How many of you would like to be in a dreamy, loving, passionate relationship, eat what you want and be in the best shape? I certainly would. Sounds too good to be true? It doesn’t have to be, although it probably is for most people.
Today I would like to talk about 2 of the most important areas of our lives, diet and relationships and how one can affect the other.
Somehow being single for many people means they look after themselves more, are more energetic and loving when they are “on the market” so to speak. We try to make an effort with clothes and make up, have a better diet and are therefore in a better mood and shape.
When we have a desire and set up a goal to be in a relationship, we often are the best version of ourselves and vibrate on a different frequency. When we vibrate on a higher frequency we attract better things into our lives too. Have you noticed when we have a bad day, we feel low and more of the “bad” happens to us? Energy vibration is powerful, I have been observing it in my life and lives of others for many years now.
When we get into a relationship, we get excited, everything is great and we go through what in Russian they call “candy bouquet” period where we reach another phase where we feel more secure, comfortable and we stop… if something stops growing it means it starts dying.
Now, why does it happen? Why do many people suddenly start thinking (consciously or subconsciously) that our partners will love us anyway?!

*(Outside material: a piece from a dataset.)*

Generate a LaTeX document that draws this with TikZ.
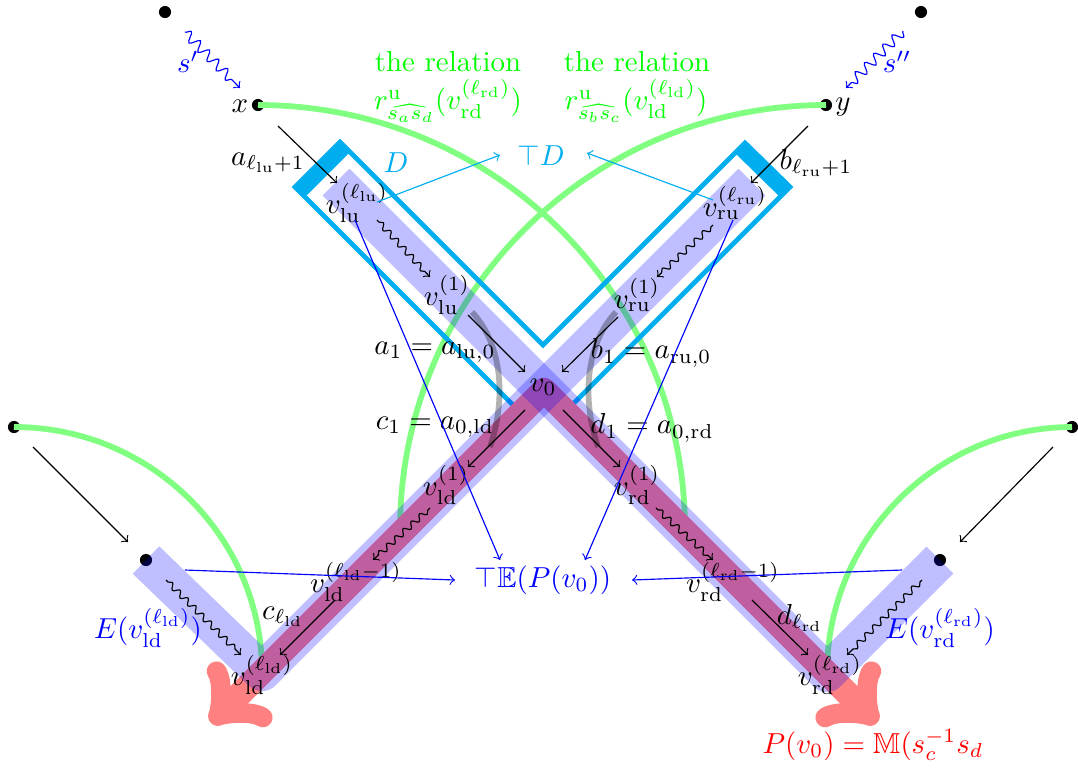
\documentclass[tikz,border=0pt]{standalone}
\usepackage{amsmath,amssymb}
\usetikzlibrary{decorations.pathmorphing}
\definecolor{dcyan}{RGB}{0,174,239}
\begin{document}
\begin{tikzpicture}[x=0.346pt,y=-0.346pt,
  dot/.style={circle,fill=black,inner sep=0pt,minimum size=4.2pt},
  garc/.style={draw=green!50,line width=2pt},
  band/.style={draw=blue,opacity=0.25,line width=13.2pt,line join=round},
  wig/.style={->,decorate,decoration={snake,amplitude=1pt,segment length=3.8pt,pre length=1pt,post length=2pt}},
  bwig/.style={->,blue,decorate,decoration={snake,amplitude=1.7pt,segment length=4.5pt,post length=2pt}},
  lab/.style={inner sep=0pt},
  thin arrow/.style={->},
  barrow/.style={->,blue},
  carrow/.style={->,dcyan},
  grayarc/.style={black,opacity=0.3,line width=2pt}
]
\useasboundingbox (0,0) rectangle (1078,767);

% dots
\node[dot] (TL) at (165,12) {};
\node[dot] (TR) at (921,12) {};
\node[dot] (x) at (258,105) {};
\node[dot] (y) at (826,105) {};
\node[dot] (FL) at (14,427) {};
\node[dot] (FR) at (1072,427) {};
\node[dot] (EL) at (146,560) {};
\node[dot] (ER) at (940,560) {};

\coordinate (v0) at (544,390);
\coordinate (ldend) at (262,672);
\coordinate (rdend) at (827,673);
\coordinate (luend) at (336,182);
\coordinate (ruend) at (752,182);
\coordinate (ldtip) at (211,723);
\coordinate (rdtip) at (877,723);

% green arcs
\draw[garc] (x.center) .. controls (494,105) and (685,295) .. (685,530);
\draw[garc] (y.center) .. controls (590,105) and (400,295) .. (400,530);
\draw[garc] (FL.center) .. controls (151,427) and (262,537) .. (ldend);
\draw[garc] (FR.center) .. controls (938,427) and (827,537) .. (rdend);

% cyan box D
\draw[dcyan,line width=1.7pt,line join=miter] (521,413) -- (295,187) -- (340,142) -- (543,345) -- (745,143) -- (790,187) -- (565.5,411.5);
\fill[dcyan] (293,187)--(340,140)--(351,151)--(304,198)--cycle;
\fill[dcyan] (745,141)--(792,187)--(781,198)--(734,152)--cycle;

% red path
\draw[red!50,line width=8.5pt,line join=round,<->] (ldtip) -- (v0) -- (rdtip);

% blue bands
\draw[band] (EL.center) -- (ldend) -- (ruend);
\draw[band] (ER.center) -- (rdend) -- (luend);

% gray arcs
\draw[grayarc] (472,312) .. controls (503,345) and (506,400) .. (490,447);
\draw[grayarc] (616,312) .. controls (585,345) and (582,400) .. (598,447);

% labels
\node[lab] (xl) at (240,106) {$x$};
\node[lab] (yl) at (843,107) {$y$};
\node[lab,blue] (sp) at (188,62) {$s'$};
\node[lab,blue] (spp) at (897,62) {$s''$};
\node[lab,green] (rel1) at (448,62) {the relation};
\node[lab,green] (rel2) at (637,62) {the relation};
\node[lab,green] (r1) at (448,101) {$r^{\mathrm{u}}_{\widehat{s_a s_d}}(v_{\mathrm{rd}}^{(\ell_{\mathrm{rd}})})$};
\node[lab,green] (r2) at (636,101) {$r^{\mathrm{u}}_{\widehat{s_b s_c}}(v_{\mathrm{ld}}^{(\ell_{\mathrm{ld}})})$};
\node[lab,dcyan] (D) at (396,163) {$D$};
\node[lab,dcyan] (TD) at (541,155) {$\top D$};
\node[lab] (alu) at (268,163) {$a_{\ell_{\mathrm{lu}}+1}$};
\node[lab] (bru) at (816,163) {$b_{\ell_{\mathrm{ru}}+1}$};
\node[lab] (vlul) at (357,203) {$v_{\mathrm{lu}}^{(\ell_{\mathrm{lu}})}$};
\node[lab] (vrul) at (735,203) {$v_{\mathrm{ru}}^{(\ell_{\mathrm{ru}})}$};
\node[lab] (vlu1) at (447,295) {$v_{\mathrm{lu}}^{(1)}$};
\node[lab] (vru1) at (637,295) {$v_{\mathrm{ru}}^{(1)}$};
\node[lab] (v0l) at (543,387) {$v_0$};
\node[lab] (a1) at (435,352) {$a_1 = a_{\mathrm{lu},0}$};
\node[lab] (b1) at (651,353) {$b_1 = a_{\mathrm{ru},0}$};
\node[lab] (c1) at (435,427) {$c_1 = a_{0,\mathrm{ld}}$};
\node[lab] (d1) at (652,428) {$d_1 = a_{0,\mathrm{rd}}$};
\node[lab] (vld1) at (446,485) {$v_{\mathrm{ld}}^{(1)}$};
\node[lab] (vrd1) at (637,485) {$v_{\mathrm{rd}}^{(1)}$};
\node[lab] (vldm) at (356,582) {$v_{\mathrm{ld}}^{(\ell_{\mathrm{ld}}-1)}$};
\node[lab] (vrdm) at (733,582) {$v_{\mathrm{rd}}^{(\ell_{\mathrm{rd}}-1)}$};
\node[lab] (cl) at (283,617) {$c_{\ell_{\mathrm{ld}}}$};
\node[lab] (dl) at (800,618) {$d_{\ell_{\mathrm{rd}}}$};
\node[lab] (vldl) at (262,675) {$v_{\mathrm{ld}}^{(\ell_{\mathrm{ld}})}$};
\node[lab] (vrdl) at (830,675) {$v_{\mathrm{rd}}^{(\ell_{\mathrm{rd}})}$};
\node[lab,blue] (Eld) at (148,628) {$E(v_{\mathrm{ld}}^{(\ell_{\mathrm{ld}})})$};
\node[lab,blue] (Erd) at (940,628) {$E(v_{\mathrm{rd}}^{(\ell_{\mathrm{rd}})})$};
\node[lab,blue] (TE) at (543,580) {$\top\mathbb{E}(P(v_0))$};
\node[lab,red] (P) at (873,745) {$P(v_0) = \mathbb{M}(s_c^{-1}s_d$};

% blue snakes
\draw[bwig] (185,32) -- (240,88);
\draw[bwig] (903,31) -- (846,88);

% black arrows
\draw[thin arrow] (278,126) -- (337,183);
\draw[thin arrow] (808,126) -- (751,183);
\draw[wig] (377,220) -- (430,277);
\draw[wig] (713,225) -- (657,277);
\draw[thin arrow] (468,315) -- (525,372);
\draw[thin arrow] (618,317) -- (562,372);
\draw[thin arrow] (525,410) -- (468,467);
\draw[thin arrow] (563,410) -- (620,467);
\draw[wig] (430,508) -- (373,560);
\draw[wig] (656,508) -- (713,560);
\draw[thin arrow] (335,600) -- (280,655);
\draw[thin arrow] (752,600) -- (808,655);
\draw[thin arrow] (33,447) -- (128,542);
\draw[thin arrow] (1053,447) -- (960,542);
\draw[wig] (166,580) -- (241,655);
\draw[wig] (922,580) -- (847,655);

% blue arrows to TE
\draw[barrow] (355,220) -- (500,560);
\draw[barrow] (733,220) -- (585,560);
\draw[barrow] (185,570) -- (455,580);
\draw[barrow] (902,570) -- (632,580);

% cyan arrows to TD
\draw[carrow] (377,202) -- (500,155);
\draw[carrow] (713,200) -- (587,153);
\end{tikzpicture}
\end{document}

Of course, there is a lot more to a relationship than a healthy weight and looking more attractive for each other but this, along with other little things, can grow over time and, unfortunately, lead to separations.
Even though committed relationships are more about the character and personality, let’s not forget about mother nature and human needs! You may end up being just friends at best in your relationship. Being friends is great yet, I don’t know about you but I certainly wouldn’t settle for just a friendship based relationship.
There is another side to not being the best version of yourself in a relationship and that is – are you in a relationship that’s stimulating you enough to grow, develop and look after yourself? Do you want to be the best and look your best for that person?
Sadly, that is another truth in many relationships when we choose a partner, at the time we don’t think ahead and are likely to wear rose-tinted glasses, hoping they will change. People can change but that requires a lot of work and commitment. There are some fundamental things in us that won’t change, so it is important to note that. Be wise when choosing a partner and learn from other people’s mistakes to avoid your own.
Take a look at your relationship. Is it growing? Do you feel too comfortable and feel it will be there forever? Are you with the right person who inspires and motivates you to be and feel your best?
A lot to think about and consider. For some people it may be best to move on from where they currently are, but before you do look within. Think about what it is you want. Are you doing your best?
For others a more subtle approach would work best, starting with improving your communication to be able to express your concerns and find a solution together.
Start with small steps. If you need to improve your diet and loose weight start now, not on Monday, now is the best time!
In conclusion, there are many nuances and different circumstances in relationships. It is all very individual and we all have our quirks. We only live once (at least in our current bodies 🙂 ), and time is not always on our side. Start now, act now!